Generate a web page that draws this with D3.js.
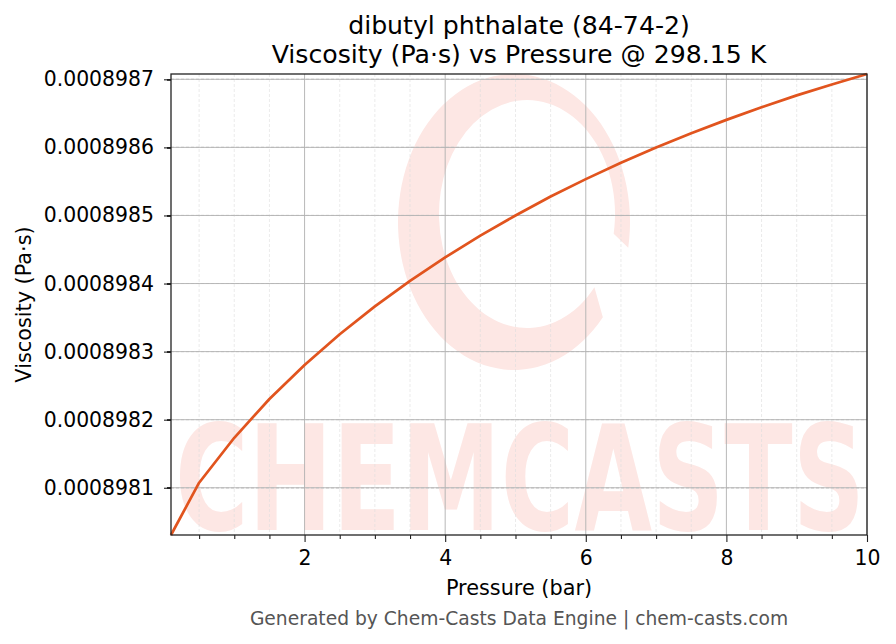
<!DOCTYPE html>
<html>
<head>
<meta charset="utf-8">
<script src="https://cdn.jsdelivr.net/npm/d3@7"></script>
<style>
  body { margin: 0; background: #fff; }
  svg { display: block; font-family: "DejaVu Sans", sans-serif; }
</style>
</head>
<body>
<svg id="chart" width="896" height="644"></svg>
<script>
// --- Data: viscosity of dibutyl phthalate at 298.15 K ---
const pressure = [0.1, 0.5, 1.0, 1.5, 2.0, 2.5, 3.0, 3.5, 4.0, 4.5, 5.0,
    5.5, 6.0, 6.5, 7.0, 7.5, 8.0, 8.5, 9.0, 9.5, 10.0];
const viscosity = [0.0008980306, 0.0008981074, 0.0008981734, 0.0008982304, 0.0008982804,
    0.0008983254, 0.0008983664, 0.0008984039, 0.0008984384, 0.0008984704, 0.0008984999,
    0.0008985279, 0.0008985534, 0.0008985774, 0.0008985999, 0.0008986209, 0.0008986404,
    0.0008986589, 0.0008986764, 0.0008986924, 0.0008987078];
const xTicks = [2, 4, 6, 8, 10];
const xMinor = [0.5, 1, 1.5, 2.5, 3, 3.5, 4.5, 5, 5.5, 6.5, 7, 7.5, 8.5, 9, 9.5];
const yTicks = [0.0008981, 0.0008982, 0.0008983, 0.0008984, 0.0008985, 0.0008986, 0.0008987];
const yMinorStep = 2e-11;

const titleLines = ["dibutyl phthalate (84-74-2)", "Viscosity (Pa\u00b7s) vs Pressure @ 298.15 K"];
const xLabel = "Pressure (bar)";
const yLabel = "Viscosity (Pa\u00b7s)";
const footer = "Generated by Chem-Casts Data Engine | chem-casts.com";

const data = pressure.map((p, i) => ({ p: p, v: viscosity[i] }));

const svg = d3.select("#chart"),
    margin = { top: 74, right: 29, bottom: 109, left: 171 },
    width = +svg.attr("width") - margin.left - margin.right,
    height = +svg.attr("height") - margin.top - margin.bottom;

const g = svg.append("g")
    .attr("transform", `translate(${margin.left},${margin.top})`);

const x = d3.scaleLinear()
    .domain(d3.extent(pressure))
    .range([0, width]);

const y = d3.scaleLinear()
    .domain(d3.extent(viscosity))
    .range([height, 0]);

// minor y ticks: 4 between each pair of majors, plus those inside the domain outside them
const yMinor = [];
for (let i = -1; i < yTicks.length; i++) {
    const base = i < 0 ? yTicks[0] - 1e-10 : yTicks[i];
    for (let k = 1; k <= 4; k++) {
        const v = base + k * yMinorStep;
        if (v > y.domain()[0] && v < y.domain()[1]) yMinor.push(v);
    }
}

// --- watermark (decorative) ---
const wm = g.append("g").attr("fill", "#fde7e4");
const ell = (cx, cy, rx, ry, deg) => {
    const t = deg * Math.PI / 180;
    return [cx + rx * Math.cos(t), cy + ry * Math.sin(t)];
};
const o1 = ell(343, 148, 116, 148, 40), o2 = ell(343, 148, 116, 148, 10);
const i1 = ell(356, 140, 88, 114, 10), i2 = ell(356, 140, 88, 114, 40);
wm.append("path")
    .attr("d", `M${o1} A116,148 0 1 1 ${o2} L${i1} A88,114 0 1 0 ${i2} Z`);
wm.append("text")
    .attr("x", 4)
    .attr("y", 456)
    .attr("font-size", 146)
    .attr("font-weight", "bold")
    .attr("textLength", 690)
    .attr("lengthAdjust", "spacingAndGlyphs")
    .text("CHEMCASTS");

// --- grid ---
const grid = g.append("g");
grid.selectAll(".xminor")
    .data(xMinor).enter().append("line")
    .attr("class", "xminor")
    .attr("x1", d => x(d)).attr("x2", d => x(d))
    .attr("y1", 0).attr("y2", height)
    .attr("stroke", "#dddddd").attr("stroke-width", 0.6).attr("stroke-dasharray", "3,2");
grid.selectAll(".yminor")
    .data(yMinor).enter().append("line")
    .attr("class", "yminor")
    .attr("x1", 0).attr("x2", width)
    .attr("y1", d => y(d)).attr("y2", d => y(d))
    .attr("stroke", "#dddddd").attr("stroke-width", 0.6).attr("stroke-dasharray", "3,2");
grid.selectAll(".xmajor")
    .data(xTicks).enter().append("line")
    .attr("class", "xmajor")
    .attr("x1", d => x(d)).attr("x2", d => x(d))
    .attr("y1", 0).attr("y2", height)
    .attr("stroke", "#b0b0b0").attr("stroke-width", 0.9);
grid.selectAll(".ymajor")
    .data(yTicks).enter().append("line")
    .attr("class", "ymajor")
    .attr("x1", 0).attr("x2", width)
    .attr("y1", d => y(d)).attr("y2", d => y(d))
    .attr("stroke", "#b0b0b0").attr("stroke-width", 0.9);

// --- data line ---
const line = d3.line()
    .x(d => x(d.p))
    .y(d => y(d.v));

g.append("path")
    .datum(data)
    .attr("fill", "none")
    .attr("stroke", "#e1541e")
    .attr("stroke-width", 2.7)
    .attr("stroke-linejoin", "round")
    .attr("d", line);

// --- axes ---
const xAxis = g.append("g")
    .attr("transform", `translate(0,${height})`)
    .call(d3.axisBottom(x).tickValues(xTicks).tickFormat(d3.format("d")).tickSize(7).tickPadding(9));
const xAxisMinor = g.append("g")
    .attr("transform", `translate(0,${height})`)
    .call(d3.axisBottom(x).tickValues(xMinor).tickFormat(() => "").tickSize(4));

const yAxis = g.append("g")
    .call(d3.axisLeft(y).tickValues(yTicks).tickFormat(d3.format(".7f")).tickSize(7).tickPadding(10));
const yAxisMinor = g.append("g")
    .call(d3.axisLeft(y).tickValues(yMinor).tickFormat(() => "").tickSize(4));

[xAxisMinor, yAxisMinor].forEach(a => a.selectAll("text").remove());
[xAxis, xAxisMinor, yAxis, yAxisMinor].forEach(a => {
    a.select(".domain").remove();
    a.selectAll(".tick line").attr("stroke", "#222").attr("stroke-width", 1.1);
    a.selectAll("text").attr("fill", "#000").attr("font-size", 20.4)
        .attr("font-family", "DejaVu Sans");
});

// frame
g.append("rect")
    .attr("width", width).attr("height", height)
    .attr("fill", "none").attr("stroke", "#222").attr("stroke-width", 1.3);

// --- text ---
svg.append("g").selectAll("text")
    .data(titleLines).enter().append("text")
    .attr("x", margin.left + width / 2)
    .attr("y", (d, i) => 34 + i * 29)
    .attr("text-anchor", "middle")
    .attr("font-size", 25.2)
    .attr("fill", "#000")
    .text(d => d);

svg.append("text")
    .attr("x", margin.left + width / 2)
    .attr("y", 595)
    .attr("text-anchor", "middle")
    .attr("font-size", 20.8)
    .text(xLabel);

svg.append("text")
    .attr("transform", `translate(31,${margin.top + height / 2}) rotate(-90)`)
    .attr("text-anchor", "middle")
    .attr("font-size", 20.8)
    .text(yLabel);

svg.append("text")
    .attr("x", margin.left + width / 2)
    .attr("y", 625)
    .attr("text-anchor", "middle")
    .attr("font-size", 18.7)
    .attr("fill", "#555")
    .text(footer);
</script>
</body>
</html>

★ ★ ★ ★

:: The request ::
Repeat, with no pictures, each line from the beginning of the data through the line containing "const data = pressure.map((p, i)", inclusive.

:: Solution ::
Generate a web page that draws this with D3.js.
<!DOCTYPE html>
<html>
<head>
<meta charset="utf-8">
<script src="https://cdn.jsdelivr.net/npm/d3@7"></script>
<style>
  body { margin: 0; background: #fff; }
  svg { display: block; font-family: "DejaVu Sans", sans-serif; }
</style>
</head>
<body>
<svg id="chart" width="896" height="644"></svg>
<script>
// --- Data: viscosity of dibutyl phthalate at 298.15 K ---
const pressure = [0.1, 0.5, 1.0, 1.5, 2.0, 2.5, 3.0, 3.5, 4.0, 4.5, 5.0,
    5.5, 6.0, 6.5, 7.0, 7.5, 8.0, 8.5, 9.0, 9.5, 10.0];
const viscosity = [0.0008980306, 0.0008981074, 0.0008981734, 0.0008982304, 0.0008982804,
    0.0008983254, 0.0008983664, 0.0008984039, 0.0008984384, 0.0008984704, 0.0008984999,
    0.0008985279, 0.0008985534, 0.0008985774, 0.0008985999, 0.0008986209, 0.0008986404,
    0.0008986589, 0.0008986764, 0.0008986924, 0.0008987078];
const xTicks = [2, 4, 6, 8, 10];
const xMinor = [0.5, 1, 1.5, 2.5, 3, 3.5, 4.5, 5, 5.5, 6.5, 7, 7.5, 8.5, 9, 9.5];
const yTicks = [0.0008981, 0.0008982, 0.0008983, 0.0008984, 0.0008985, 0.0008986, 0.0008987];
const yMinorStep = 2e-11;

const titleLines = ["dibutyl phthalate (84-74-2)", "Viscosity (Pa\u00b7s) vs Pressure @ 298.15 K"];
const xLabel = "Pressure (bar)";
const yLabel = "Viscosity (Pa\u00b7s)";
const footer = "Generated by Chem-Casts Data Engine | chem-casts.com";

const data = pressure.map((p, i) => ({ p: p, v: viscosity[i] }));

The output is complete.